* **Data extract**
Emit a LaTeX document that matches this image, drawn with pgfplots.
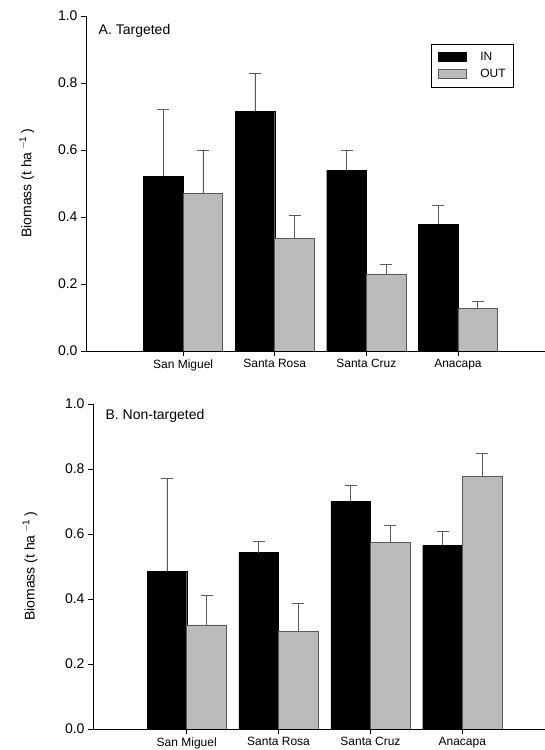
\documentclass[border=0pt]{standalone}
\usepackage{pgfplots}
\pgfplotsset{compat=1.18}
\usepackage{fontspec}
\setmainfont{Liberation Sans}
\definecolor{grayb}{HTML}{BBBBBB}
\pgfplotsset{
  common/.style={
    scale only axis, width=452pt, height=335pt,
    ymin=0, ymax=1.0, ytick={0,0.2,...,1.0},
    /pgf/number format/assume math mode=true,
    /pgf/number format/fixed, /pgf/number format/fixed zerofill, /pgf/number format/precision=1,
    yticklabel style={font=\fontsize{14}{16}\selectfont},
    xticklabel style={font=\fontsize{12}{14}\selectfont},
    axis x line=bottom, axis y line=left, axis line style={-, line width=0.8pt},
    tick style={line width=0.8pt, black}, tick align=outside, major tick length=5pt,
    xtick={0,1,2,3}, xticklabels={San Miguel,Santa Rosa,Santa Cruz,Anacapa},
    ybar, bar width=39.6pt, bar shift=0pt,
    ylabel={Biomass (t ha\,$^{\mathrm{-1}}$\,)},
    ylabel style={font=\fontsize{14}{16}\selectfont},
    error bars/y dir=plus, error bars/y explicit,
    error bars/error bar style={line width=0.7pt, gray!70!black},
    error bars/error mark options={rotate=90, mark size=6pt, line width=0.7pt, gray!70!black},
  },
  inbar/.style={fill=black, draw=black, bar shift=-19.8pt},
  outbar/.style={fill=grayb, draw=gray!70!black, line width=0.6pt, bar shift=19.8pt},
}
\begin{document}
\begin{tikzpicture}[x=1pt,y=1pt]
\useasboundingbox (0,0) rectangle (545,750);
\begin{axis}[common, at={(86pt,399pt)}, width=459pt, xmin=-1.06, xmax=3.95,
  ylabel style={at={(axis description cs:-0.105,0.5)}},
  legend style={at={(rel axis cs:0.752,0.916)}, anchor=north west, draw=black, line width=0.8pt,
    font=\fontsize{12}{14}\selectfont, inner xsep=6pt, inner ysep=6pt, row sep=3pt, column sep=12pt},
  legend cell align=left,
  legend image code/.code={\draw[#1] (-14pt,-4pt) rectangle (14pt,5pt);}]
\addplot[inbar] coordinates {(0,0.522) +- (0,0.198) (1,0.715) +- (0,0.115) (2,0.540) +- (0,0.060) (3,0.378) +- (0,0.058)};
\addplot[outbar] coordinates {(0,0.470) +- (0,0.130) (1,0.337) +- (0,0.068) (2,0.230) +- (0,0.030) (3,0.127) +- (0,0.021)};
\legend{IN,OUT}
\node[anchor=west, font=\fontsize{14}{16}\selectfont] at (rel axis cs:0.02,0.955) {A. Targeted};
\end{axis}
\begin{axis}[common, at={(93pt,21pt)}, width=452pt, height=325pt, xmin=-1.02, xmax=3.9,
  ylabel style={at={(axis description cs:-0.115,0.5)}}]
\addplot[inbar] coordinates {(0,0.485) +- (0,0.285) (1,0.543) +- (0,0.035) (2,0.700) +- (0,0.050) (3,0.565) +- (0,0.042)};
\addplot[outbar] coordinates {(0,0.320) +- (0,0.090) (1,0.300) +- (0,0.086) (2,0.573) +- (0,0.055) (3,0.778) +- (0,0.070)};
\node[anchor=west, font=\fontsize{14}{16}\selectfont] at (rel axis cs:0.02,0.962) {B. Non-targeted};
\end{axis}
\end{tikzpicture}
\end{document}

* **Exercise brief**
Omitting all images, print the listing exactly.

* **In response**
Emit a LaTeX document that matches this image, drawn with pgfplots.
\documentclass[border=0pt]{standalone}
\usepackage{pgfplots}
\pgfplotsset{compat=1.18}
\usepackage{fontspec}
\setmainfont{Liberation Sans}
\definecolor{grayb}{HTML}{BBBBBB}
\pgfplotsset{
  common/.style={
    scale only axis, width=452pt, height=335pt,
    ymin=0, ymax=1.0, ytick={0,0.2,...,1.0},
    /pgf/number format/assume math mode=true,
    /pgf/number format/fixed, /pgf/number format/fixed zerofill, /pgf/number format/precision=1,
    yticklabel style={font=\fontsize{14}{16}\selectfont},
    xticklabel style={font=\fontsize{12}{14}\selectfont},
    axis x line=bottom, axis y line=left, axis line style={-, line width=0.8pt},
    tick style={line width=0.8pt, black}, tick align=outside, major tick length=5pt,
    xtick={0,1,2,3}, xticklabels={San Miguel,Santa Rosa,Santa Cruz,Anacapa},
    ybar, bar width=39.6pt, bar shift=0pt,
    ylabel={Biomass (t ha\,$^{\mathrm{-1}}$\,)},
    ylabel style={font=\fontsize{14}{16}\selectfont},
    error bars/y dir=plus, error bars/y explicit,
    error bars/error bar style={line width=0.7pt, gray!70!black},
    error bars/error mark options={rotate=90, mark size=6pt, line width=0.7pt, gray!70!black},
  },
  inbar/.style={fill=black, draw=black, bar shift=-19.8pt},
  outbar/.style={fill=grayb, draw=gray!70!black, line width=0.6pt, bar shift=19.8pt},
}
\begin{document}
\begin{tikzpicture}[x=1pt,y=1pt]
\useasboundingbox (0,0) rectangle (545,750);
\begin{axis}[common, at={(86pt,399pt)}, width=459pt, xmin=-1.06, xmax=3.95,
  ylabel style={at={(axis description cs:-0.105,0.5)}},
  legend style={at={(rel axis cs:0.752,0.916)}, anchor=north west, draw=black, line width=0.8pt,
    font=\fontsize{12}{14}\selectfont, inner xsep=6pt, inner ysep=6pt, row sep=3pt, column sep=12pt},
  legend cell align=left,
  legend image code/.code={\draw[#1] (-14pt,-4pt) rectangle (14pt,5pt);}]
\addplot[inbar] coordinates {(0,0.522) +- (0,0.198) (1,0.715) +- (0,0.115) (2,0.540) +- (0,0.060) (3,0.378) +- (0,0.058)};
\addplot[outbar] coordinates {(0,0.470) +- (0,0.130) (1,0.337) +- (0,0.068) (2,0.230) +- (0,0.030) (3,0.127) +- (0,0.021)};
\legend{IN,OUT}
\node[anchor=west, font=\fontsize{14}{16}\selectfont] at (rel axis cs:0.02,0.955) {A. Targeted};
\end{axis}
\begin{axis}[common, at={(93pt,21pt)}, width=452pt, height=325pt, xmin=-1.02, xmax=3.9,
  ylabel style={at={(axis description cs:-0.115,0.5)}}]
\addplot[inbar] coordinates {(0,0.485) +- (0,0.285) (1,0.543) +- (0,0.035) (2,0.700) +- (0,0.050) (3,0.565) +- (0,0.042)};
\addplot[outbar] coordinates {(0,0.320) +- (0,0.090) (1,0.300) +- (0,0.086) (2,0.573) +- (0,0.055) (3,0.778) +- (0,0.070)};
\node[anchor=west, font=\fontsize{14}{16}\selectfont] at (rel axis cs:0.02,0.962) {B. Non-targeted};
\end{axis}
\end{tikzpicture}
\end{document}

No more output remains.